Bulgarian Banks to Prevail over Foreign Ones - ReportFinance | January 20, 2012, Friday // 11:36| views
The top bank in Bulgaria - UniCredit Bulbank is owned by Italy's UniCredit. File photo
Bulgarian banks will shift the market from foreign capital banks, and will push the latter out, according to estimates of UniCredit Bulbank.
Banks with Bulgarian capital would have greater and greater influence, while treasuries with foreign participation, which in 2009 secured 84% market share in assets, then conceded to 77% in 2011, will shrink to 75% this year, UniCredit Bulbank, which is owned by Italy's UniCredit forecasts, the Bulgarian "Sega" (Now) daily reports, pointing out this shift is not a surprise and follows a 3-year trend.
In November 2011, for the first time a Bulgarian bank ranked among the largest ones. First Investment was ranked fifth and topped the previously fifth Greek Post Bank. The top five are - UniCredit Bulbank, DSK Bank, United Bulgarian Bank, UBB, Raiffeisen Bank, and First Investment Bank, FIB.

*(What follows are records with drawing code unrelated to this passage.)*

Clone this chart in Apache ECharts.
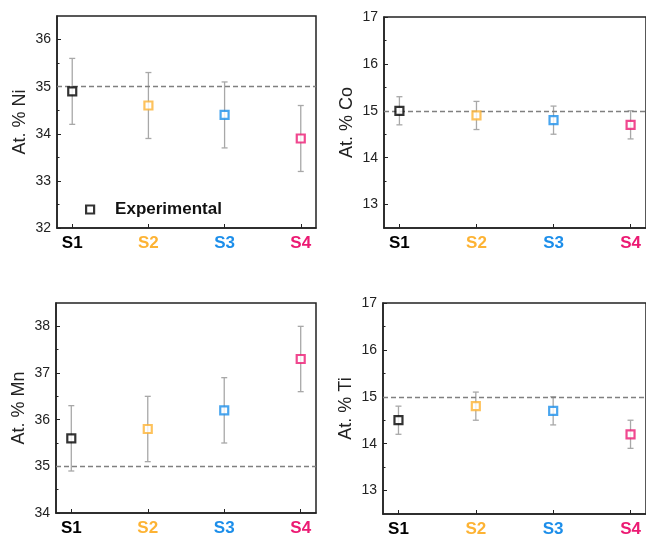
<!DOCTYPE html>
<html>
<head>
<meta charset="utf-8">
<script src="https://cdn.jsdelivr.net/npm/echarts@6/dist/echarts.min.js"></script>
<style>html,body{margin:0;padding:0;background:#fff}#c{width:646px;height:539px}</style>
</head>
<body>
<div id="c"></div>
<script>
// ---- data ----
const categories = ['S1', 'S2', 'S3', 'S4'];
const niValues = [34.9, 34.6, 34.4, 33.9];
const niErr = [0.7, 0.7, 0.7, 0.7];
const coValues = [15.0, 14.9, 14.8, 14.7];
const coErr = [0.3, 0.3, 0.3, 0.3];
const mnValues = [35.6, 35.8, 36.2, 37.3];
const mnErr = [0.7, 0.7, 0.7, 0.7];
const tiValues = [14.5, 14.8, 14.7, 14.2];
const tiErr = [0.3, 0.3, 0.3, 0.3];
const nominal = [35, 15, 35, 15];
const niTicks = [32, 33, 34, 35, 36];
const coTicks = [13, 14, 15, 16, 17];
const mnTicks = [34, 35, 36, 37, 38];
const tiTicks = [13, 14, 15, 16, 17];
const niMinor = [32.5, 33.5, 34.5, 35.5];
const coMinor = [13.5, 14.5, 15.5, 16.5];
const mnMinor = [34.5, 35.5, 36.5, 37.5];
const tiMinor = [13.5, 14.5, 15.5, 16.5];
const yNames = ['At. % Ni', 'At. % Co', 'At. % Mn', 'At. % Ti'];
const yRanges = [[32, 36.5], [12.5, 17], [34, 38.5], [12.5, 17]];
const legendName = 'Experimental';

// ---- styles ----
const catColors = ['#000000', '#FDB334', '#1C8EEA', '#EC1A73'];
const FONT = 'Liberation Sans, Arial, sans-serif';
const frame = '#222';

const panels = [
  {vals: niValues, err: niErr, ticks: niTicks, minor: niMinor},
  {vals: coValues, err: coErr, ticks: coTicks, minor: coMinor},
  {vals: mnValues, err: mnErr, ticks: mnTicks, minor: mnMinor},
  {vals: tiValues, err: tiErr, ticks: tiTicks, minor: tiMinor}
];

const grids = [
  {left: 57, top: 16, width: 259, height: 212},
  {left: 384, top: 17, width: 262, height: 211},
  {left: 56, top: 303, width: 260, height: 210},
  {left: 383, top: 303, width: 263, height: 211}
];

const rich = {};
categories.forEach((c, i) => {
  rich['c' + i] = {color: catColors[i], fontWeight: 'bold', fontSize: 17, fontFamily: FONT};
});

const option = {
  animation: false,
  backgroundColor: '#fff',
  grid: grids.map(g => Object.assign({show: true, borderColor: frame, borderWidth: 1.5, backgroundColor: 'transparent'}, g)),
  xAxis: [],
  yAxis: [],
  series: [],
  legend: {
    data: [{name: legendName, icon: 'rect', itemStyle: {color: '#fff', borderColor: '#000', borderWidth: 2.2}}],
    left: 80, top: 196,
    itemWidth: 8, itemHeight: 8,
    textStyle: {fontFamily: FONT, fontSize: 17, fontWeight: 'bold', color: '#111', padding: [0, 0, 0, 16]}
  }
};

panels.forEach((p, gi) => {
  option.xAxis.push({
    type: 'value', gridIndex: gi, min: 0.8, max: 4.2,
    splitLine: {show: false},
    axisLine: {show: true, onZero: false, lineStyle: {color: frame, width: 1.5}},
    axisTick: {show: true, inside: true, length: 4, customValues: categories.map((c, i) => i + 1), lineStyle: {color: frame, width: 1}},
    axisLabel: {
      customValues: categories.map((c, i) => i + 1), margin: 7,
      formatter: v => {
        const i = Math.round(v) - 1;
        return '{c' + i + '|' + categories[i] + '}';
      },
      rich: rich
    }
  });
  option.yAxis.push({
    type: 'value', gridIndex: gi, position: 'left', min: yRanges[gi][0], max: yRanges[gi][1],
    name: yNames[gi], nameLocation: 'middle', nameGap: 28,
    nameTextStyle: {fontFamily: FONT, fontSize: 18, color: '#222'},
    splitLine: {show: false},
    axisLine: {show: true, lineStyle: {color: frame, width: 1.5}},
    axisTick: {show: true, inside: true, length: 4, customValues: p.ticks, lineStyle: {color: frame, width: 1}},
    axisLabel: {customValues: p.ticks, margin: 6, fontFamily: FONT, fontSize: 14, color: '#222'}
  });
  // minor tick axis
  option.yAxis.push({
    type: 'value', gridIndex: gi, position: 'left', offset: 0, min: yRanges[gi][0], max: yRanges[gi][1],
    splitLine: {show: false},
    axisLine: {show: false},
    axisTick: {show: true, inside: true, length: 2.5, customValues: p.minor, lineStyle: {color: frame, width: 1}},
    axisLabel: {show: false}
  });
  const yIdx = gi * 2;
  // error bars
  option.series.push({
    type: 'custom', xAxisIndex: gi, yAxisIndex: yIdx, z: 2,
    data: p.vals.map((v, i) => [i + 1, v - p.err[i], v + p.err[i]]),
    renderItem: (params, api) => {
      const lo = api.coord([api.value(0), api.value(1)]);
      const hi = api.coord([api.value(0), api.value(2)]);
      const hw = 3;
      const st = {stroke: '#a8a8a8', lineWidth: 1.3};
      return {type: 'group', children: [
        {type: 'line', shape: {x1: lo[0], y1: lo[1], x2: hi[0], y2: hi[1]}, style: st},
        {type: 'line', shape: {x1: lo[0] - hw, y1: lo[1], x2: lo[0] + hw, y2: lo[1]}, style: st},
        {type: 'line', shape: {x1: hi[0] - hw, y1: hi[1], x2: hi[0] + hw, y2: hi[1]}, style: st}
      ]};
    },
    silent: true
  });
  // points
  option.series.push({
    type: 'scatter', xAxisIndex: gi, yAxisIndex: yIdx, z: 5,
    name: gi === 0 ? legendName : 'p' + gi,
    symbol: 'rect', symbolSize: 8,
    data: p.vals.map((v, i) => ({value: [i + 1, v], itemStyle: {color: '#fff', borderColor: catColors[i], borderWidth: 2.2}})),
    itemStyle: {color: '#fff', borderColor: '#000', borderWidth: 2.2},
    markLine: {
      silent: true, symbol: 'none', label: {show: false},
      lineStyle: {color: '#808080', type: [5, 3], width: 1.3},
      data: [{yAxis: nominal[gi]}]
    }
  });
});

const chart = echarts.init(document.getElementById('c'), null, {renderer: 'canvas'});
chart.setOption(option);
</script>
</body>
</html>
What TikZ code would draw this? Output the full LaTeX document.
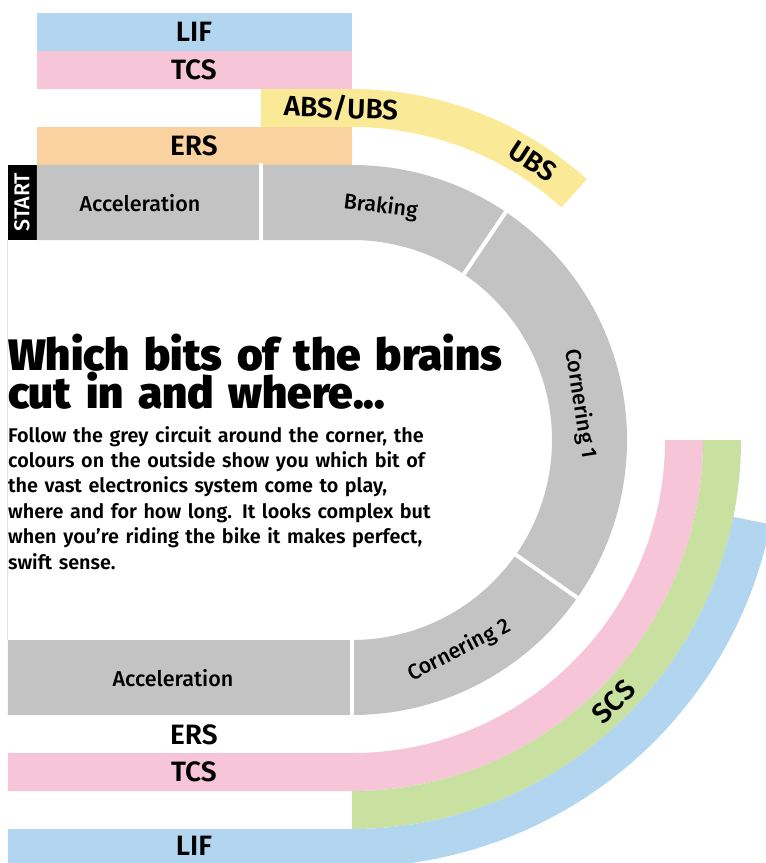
\documentclass[tikz,border=0pt]{standalone}
\usepackage{fontspec}
\setmainfont{Fira Sans}
\newfontfamily\headfont{Fira Sans Black}
\newfontfamily\bandfont{Fira Sans SemiBold}
\newfontfamily\trackfont{Fira Sans Medium}
\definecolor{trackgrey}{RGB}{195,195,195}
\definecolor{lifblue}{RGB}{179,214,240}
\definecolor{tcspink}{RGB}{246,198,216}
\definecolor{absyellow}{RGB}{250,234,152}
\definecolor{ersorange}{RGB}{249,210,160}
\definecolor{scsgreen}{RGB}{200,224,160}

\begin{document}
\begin{tikzpicture}[x=1pt,y=1pt,
    band/.style={font=\bandfont\fontsize{28}{28}\selectfont,inner sep=0pt},
    track/.style={font=\trackfont\fontsize{21.5}{21.5}\selectfont,inner sep=0pt},
    sep/.style={draw=white,line width=4pt}]
  \useasboundingbox (-352,-423) rectangle (414,440);
  \clip (-352,-423) rectangle (414,440);
  % origin at the centre of the corner; track radii 200-275, each band 38 wide
  \fill[lifblue] (-315,389) rectangle (0,427);
  \fill[tcspink] (-315,351) rectangle (0,389);
  \fill[ersorange] (-315,275) rectangle (0,313);
  \fill[absyellow] (-91,313) -- (0,313) arc[start angle=90,end angle=48,radius=313]
    -- (48:351) arc[start angle=48,end angle=90,radius=351] -- (-91,351) -- cycle;
  \fill[tcspink] (0:313) arc[start angle=0,end angle=-90,radius=313] -- (-344,-313)
    -- (-344,-351) -- (0,-351) arc[start angle=-90,end angle=0,radius=351] -- cycle;
  \fill[scsgreen] (0:351) arc[start angle=0,end angle=-90,radius=351]
    -- (0,-389) arc[start angle=-90,end angle=0,radius=389] -- cycle;
  \fill[lifblue] (-11.4:389) arc[start angle=-11.4,end angle=-90,radius=389] -- (-344,-389)
    -- (-344,-427) -- (0,-427) arc[start angle=-90,end angle=-11.4,radius=427] -- cycle;
  % the circuit
  \draw[black!10,line width=0.8pt] (-345,200) -- (-345,-200);
  \fill[black] (-344,200) rectangle (-315,275);
  \fill[trackgrey] (-315,275) -- (0,275) arc[start angle=90,end angle=-90,radius=275]
    -- (-344,-275) -- (-344,-200) -- (0,-200) arc[start angle=-90,end angle=90,radius=200]
    -- (-315,200) -- cycle;
  \draw[sep] (-91,198) -- (-91,277);
  \draw[sep] (56:198) -- (56:277);
  \draw[sep] (-35:198) -- (-35:277);
  \draw[sep] (0,-198) -- (0,-277);
  \begin{scope}
    \node[band] (lif-top) at (-158,408) {LIF};
    \node[band] (tcs-top) at (-158,370) {TCS};
    \node[band, rotate=-2] (abs-ubs) at (-11,332) {ABS/UBS};
    \node[band] (ers-top) at (-158,294) {ERS};
    \node[band, rotate=-33] (ubs) at (57:332) {UBS};
    \node[track, text=white, rotate=90] (start) at (-330,238) {START};
    \node[track] (accel-top) at (-212,237) {Acceleration};
    \node[track, rotate=-7] (braking) at (83:235) {Braking};
    \node[track, rotate=-81] (corner-1) at (9:231) {Cornering 1};
    \node[track, rotate=27] (corner-2) at (-63:236) {Cornering 2};
    \node[track] (accel-bot) at (-179,-238) {Acceleration};
    \node[band] (ers-bot) at (-158,-295) {ERS};
    \node[band] (tcs-bot) at (-158,-332) {TCS};
    \node[band, rotate=45] (scs) at (-45:370) {SCS};
    \node[band] (lif-bot) at (-158,-406) {LIF};
  \end{scope}
  \node[anchor=base west, inner sep=0pt, text width=520pt, align=left,
    font=\headfont\fontsize{44}{37}\selectfont] (title) at (-344,70)
    {Which bits of the brains\\cut in and where...};
  \node[anchor=base west, inner sep=0pt, text width=480pt, align=left,
    font=\bandfont\fontsize{19.8}{25.4}\selectfont] (blurb) at (-344,-2)
    {Follow the grey circuit around the corner, the\\
     colours on the outside show you which bit of\\
     the vast electronics system come to play,\\
     where and for how long. It looks complex but\\
     when you’re riding the bike it makes perfect,\\
     swift sense.};
\end{tikzpicture}
\end{document}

Post Bank remains sixth, but Corporate Commercial Bank, CCB, where businessman, Tzvetan Vassilev, partners with an Oman Fund (30% of the shares) is very close behind and advancing quickly.
Shifts also occurred on lower levels - International Asset Bank, seen as having Bulgarian owners, has surpassed the Bulgarian-American Credit Bank.
Central Cooperative Bank, linked to the shady Varna group TIM, is entirely Bulgarian-owned and ranks 10th, while the Central Bank, BNB is 14th. Investbank, Municipal Bank, and Texim Bank are also Bulgarian-owned. It is expected that in 2012, these banks will take over 25% of the granted loans and of other receivables.
Furthermore, the share of foreign banks declined, and in 2012 for the first time the top five in Bulgaria will fall below 50% of assets in the system.
"This happens mainly because of Greek banks," Cristophor Pavlov, Chief Economist at UniCredit Bulbank, told Investor.bg.
"This process is neither new nor surprising. Last spring, for example, assets of banks with Greek capital in the country decreased by 1.2 billion, or 6%, in three months," he says.
According to BNB there is no reason for alarm over capital exodus from Bulgaria.
"When on the local level there is insufficient effective demand, it does not make sense for banks to hold large credit lines, so it is normal to return part of the attracted borrowings to their headquarters," recently said the Central Bank Chief, Ivan Iskrov.